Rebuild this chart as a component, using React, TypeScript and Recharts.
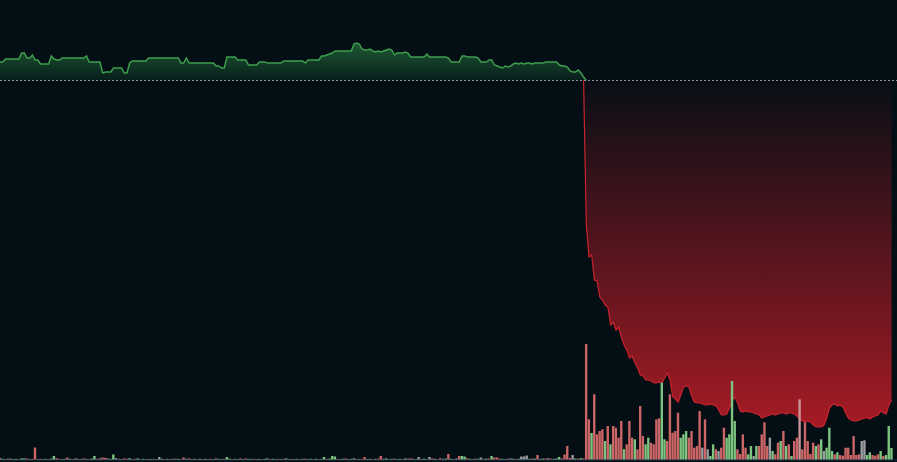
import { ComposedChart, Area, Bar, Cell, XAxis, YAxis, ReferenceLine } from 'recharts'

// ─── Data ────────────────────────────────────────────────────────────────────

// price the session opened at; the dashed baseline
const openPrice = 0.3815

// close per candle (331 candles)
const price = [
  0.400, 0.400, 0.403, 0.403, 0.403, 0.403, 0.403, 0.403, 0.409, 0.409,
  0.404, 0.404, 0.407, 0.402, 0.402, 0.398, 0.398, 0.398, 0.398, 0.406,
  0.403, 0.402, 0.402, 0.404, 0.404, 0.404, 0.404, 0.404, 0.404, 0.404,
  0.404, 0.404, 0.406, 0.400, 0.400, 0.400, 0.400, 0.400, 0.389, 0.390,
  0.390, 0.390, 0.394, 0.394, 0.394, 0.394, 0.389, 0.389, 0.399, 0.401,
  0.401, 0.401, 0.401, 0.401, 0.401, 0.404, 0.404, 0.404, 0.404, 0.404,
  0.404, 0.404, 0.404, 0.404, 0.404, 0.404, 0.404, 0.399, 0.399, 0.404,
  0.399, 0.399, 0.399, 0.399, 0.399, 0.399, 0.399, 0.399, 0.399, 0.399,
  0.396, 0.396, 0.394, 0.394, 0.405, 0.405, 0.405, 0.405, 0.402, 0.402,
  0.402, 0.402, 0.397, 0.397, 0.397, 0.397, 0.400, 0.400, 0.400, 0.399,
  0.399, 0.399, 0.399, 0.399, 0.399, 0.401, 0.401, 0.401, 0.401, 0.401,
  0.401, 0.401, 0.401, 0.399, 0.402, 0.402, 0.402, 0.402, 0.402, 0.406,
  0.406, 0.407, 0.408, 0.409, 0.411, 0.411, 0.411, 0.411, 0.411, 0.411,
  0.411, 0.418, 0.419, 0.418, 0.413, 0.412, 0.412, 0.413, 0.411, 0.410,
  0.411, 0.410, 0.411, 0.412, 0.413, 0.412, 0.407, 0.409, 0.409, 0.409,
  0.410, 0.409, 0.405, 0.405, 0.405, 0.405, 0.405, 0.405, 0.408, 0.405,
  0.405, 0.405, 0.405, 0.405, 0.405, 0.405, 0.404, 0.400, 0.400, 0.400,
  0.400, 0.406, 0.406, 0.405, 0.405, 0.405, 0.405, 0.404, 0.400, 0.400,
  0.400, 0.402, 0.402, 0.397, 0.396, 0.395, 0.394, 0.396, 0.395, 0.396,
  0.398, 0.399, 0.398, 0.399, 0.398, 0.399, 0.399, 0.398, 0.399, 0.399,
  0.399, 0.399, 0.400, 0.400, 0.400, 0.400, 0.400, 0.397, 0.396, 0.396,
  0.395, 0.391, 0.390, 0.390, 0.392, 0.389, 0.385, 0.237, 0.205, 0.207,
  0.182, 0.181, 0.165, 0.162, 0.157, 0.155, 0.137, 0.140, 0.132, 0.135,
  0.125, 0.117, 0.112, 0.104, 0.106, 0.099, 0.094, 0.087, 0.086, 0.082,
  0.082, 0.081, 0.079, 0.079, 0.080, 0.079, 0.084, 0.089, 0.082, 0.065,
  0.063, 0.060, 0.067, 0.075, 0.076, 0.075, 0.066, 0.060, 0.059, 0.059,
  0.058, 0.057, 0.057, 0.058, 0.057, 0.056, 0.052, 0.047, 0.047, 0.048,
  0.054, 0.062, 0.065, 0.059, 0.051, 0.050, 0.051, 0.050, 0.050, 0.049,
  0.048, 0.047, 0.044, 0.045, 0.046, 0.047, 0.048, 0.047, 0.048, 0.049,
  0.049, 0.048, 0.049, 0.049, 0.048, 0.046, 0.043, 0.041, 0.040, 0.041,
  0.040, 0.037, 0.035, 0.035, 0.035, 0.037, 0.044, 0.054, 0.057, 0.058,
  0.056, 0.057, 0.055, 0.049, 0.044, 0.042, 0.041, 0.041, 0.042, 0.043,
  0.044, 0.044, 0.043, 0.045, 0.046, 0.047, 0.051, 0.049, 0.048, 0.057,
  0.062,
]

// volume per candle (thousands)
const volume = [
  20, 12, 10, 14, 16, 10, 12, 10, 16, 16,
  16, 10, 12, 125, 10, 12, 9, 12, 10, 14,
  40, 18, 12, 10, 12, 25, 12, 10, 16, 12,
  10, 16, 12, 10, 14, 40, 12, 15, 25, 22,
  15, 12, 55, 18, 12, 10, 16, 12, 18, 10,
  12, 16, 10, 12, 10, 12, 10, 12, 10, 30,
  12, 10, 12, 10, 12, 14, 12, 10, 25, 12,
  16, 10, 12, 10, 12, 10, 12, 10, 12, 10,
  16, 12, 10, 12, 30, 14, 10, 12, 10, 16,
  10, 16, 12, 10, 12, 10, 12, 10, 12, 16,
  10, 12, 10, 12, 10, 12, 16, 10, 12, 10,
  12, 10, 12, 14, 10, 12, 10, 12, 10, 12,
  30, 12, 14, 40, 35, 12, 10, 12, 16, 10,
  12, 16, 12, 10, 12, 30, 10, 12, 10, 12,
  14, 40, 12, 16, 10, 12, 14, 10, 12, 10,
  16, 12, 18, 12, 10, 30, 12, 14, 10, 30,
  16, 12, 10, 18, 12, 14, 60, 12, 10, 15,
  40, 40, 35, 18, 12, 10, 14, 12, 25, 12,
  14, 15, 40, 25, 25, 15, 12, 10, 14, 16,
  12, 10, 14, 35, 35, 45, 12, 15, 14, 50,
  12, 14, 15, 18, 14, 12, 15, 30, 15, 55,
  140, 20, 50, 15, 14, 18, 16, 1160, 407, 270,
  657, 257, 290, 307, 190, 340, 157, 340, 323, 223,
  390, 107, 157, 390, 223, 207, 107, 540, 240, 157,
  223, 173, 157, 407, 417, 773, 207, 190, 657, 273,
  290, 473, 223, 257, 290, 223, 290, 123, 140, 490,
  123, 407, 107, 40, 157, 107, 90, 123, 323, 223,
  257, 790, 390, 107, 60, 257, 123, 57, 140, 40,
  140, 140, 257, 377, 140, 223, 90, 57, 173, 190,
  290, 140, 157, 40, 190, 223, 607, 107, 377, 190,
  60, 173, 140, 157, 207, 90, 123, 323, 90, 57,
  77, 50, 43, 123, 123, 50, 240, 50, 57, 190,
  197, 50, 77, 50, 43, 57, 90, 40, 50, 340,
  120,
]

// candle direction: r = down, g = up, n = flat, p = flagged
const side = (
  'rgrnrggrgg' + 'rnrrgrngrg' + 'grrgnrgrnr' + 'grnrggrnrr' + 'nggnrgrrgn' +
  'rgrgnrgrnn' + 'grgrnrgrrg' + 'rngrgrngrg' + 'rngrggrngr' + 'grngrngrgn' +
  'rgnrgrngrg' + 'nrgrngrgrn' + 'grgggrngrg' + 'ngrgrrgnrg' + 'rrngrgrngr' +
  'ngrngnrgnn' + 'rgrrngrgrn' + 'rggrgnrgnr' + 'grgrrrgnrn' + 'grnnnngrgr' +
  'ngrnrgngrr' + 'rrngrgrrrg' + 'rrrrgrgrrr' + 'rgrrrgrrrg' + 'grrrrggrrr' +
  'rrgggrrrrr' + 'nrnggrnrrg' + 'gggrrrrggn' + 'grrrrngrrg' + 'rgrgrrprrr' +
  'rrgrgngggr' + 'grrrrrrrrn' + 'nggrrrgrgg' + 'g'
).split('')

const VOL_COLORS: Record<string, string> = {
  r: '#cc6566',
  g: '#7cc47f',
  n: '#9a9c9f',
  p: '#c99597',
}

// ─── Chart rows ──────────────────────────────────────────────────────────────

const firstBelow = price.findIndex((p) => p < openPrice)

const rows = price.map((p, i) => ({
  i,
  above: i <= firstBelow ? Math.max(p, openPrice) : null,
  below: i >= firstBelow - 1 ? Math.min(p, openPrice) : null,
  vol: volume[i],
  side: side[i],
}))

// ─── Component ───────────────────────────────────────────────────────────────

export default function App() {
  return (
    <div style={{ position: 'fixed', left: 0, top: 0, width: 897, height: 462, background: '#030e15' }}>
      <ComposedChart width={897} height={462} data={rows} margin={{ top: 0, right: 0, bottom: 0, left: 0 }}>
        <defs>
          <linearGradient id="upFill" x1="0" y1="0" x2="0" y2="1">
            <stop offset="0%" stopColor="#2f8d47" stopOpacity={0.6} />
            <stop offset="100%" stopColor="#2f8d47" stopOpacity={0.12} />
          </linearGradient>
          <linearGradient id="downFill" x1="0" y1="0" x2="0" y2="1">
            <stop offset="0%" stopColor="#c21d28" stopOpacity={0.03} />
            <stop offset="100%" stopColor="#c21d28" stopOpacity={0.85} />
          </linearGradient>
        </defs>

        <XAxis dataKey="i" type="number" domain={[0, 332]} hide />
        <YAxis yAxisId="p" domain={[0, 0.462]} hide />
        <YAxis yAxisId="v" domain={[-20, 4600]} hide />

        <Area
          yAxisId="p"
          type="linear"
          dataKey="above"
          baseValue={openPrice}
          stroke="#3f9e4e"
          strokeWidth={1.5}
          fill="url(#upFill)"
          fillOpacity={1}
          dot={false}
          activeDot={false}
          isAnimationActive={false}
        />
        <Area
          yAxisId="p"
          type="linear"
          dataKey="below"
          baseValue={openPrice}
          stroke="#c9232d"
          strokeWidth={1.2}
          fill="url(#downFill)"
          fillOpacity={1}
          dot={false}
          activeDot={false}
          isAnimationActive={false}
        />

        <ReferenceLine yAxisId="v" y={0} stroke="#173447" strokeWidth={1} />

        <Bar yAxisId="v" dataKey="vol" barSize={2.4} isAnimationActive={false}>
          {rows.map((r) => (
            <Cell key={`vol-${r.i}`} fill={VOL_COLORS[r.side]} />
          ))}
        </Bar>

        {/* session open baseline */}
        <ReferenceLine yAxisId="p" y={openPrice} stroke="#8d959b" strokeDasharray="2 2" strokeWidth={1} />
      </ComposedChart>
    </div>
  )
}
--
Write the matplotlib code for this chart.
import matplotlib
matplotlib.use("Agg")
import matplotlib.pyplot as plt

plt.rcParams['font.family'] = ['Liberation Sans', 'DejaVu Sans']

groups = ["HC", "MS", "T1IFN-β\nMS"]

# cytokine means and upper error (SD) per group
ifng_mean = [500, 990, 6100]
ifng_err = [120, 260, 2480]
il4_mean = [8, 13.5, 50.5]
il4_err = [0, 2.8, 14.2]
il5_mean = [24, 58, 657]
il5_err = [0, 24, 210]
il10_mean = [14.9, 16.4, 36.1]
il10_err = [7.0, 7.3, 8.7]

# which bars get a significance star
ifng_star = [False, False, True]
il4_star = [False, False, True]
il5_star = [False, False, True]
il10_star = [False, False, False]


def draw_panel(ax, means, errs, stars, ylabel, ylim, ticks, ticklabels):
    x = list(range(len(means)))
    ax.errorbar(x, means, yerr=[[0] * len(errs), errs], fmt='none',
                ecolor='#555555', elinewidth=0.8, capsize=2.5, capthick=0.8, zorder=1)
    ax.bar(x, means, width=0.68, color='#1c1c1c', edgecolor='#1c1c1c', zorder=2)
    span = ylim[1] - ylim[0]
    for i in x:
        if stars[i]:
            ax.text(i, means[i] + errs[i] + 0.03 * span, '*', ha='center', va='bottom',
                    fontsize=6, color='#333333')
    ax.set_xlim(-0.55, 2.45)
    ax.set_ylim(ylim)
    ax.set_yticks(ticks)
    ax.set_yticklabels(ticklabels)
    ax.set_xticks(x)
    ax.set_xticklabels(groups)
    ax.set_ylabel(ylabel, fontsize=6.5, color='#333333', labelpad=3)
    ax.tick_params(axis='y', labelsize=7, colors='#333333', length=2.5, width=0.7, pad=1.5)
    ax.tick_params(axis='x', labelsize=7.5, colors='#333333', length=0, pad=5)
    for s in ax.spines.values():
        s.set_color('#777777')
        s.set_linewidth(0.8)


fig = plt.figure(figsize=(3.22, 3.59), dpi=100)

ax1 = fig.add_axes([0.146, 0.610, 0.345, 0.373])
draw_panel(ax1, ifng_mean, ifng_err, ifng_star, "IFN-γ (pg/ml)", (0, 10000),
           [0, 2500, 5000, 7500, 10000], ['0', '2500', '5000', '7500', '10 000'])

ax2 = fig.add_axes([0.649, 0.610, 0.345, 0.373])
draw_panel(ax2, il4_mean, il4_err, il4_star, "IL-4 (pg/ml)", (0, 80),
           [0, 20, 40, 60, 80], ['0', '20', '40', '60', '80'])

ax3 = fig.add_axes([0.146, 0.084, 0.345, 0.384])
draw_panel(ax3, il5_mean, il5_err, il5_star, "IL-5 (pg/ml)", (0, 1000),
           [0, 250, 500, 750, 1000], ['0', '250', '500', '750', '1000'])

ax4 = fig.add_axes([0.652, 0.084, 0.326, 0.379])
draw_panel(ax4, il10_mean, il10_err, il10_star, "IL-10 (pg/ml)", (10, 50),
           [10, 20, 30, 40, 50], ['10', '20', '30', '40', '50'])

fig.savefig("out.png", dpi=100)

• _EXERCISE REQUIREMENTS_:
Could you quote, word for word, only the lines from the one containing "Rebuild this chart" through the one containing "const openPrice = 0.3815", both included, and leave out any pictures?

• _EXERCISE SOLUTION_:
Rebuild this chart as a component, using React, TypeScript and Recharts.
import { ComposedChart, Area, Bar, Cell, XAxis, YAxis, ReferenceLine } from 'recharts'

// ─── Data ────────────────────────────────────────────────────────────────────

// price the session opened at; the dashed baseline
const openPrice = 0.3815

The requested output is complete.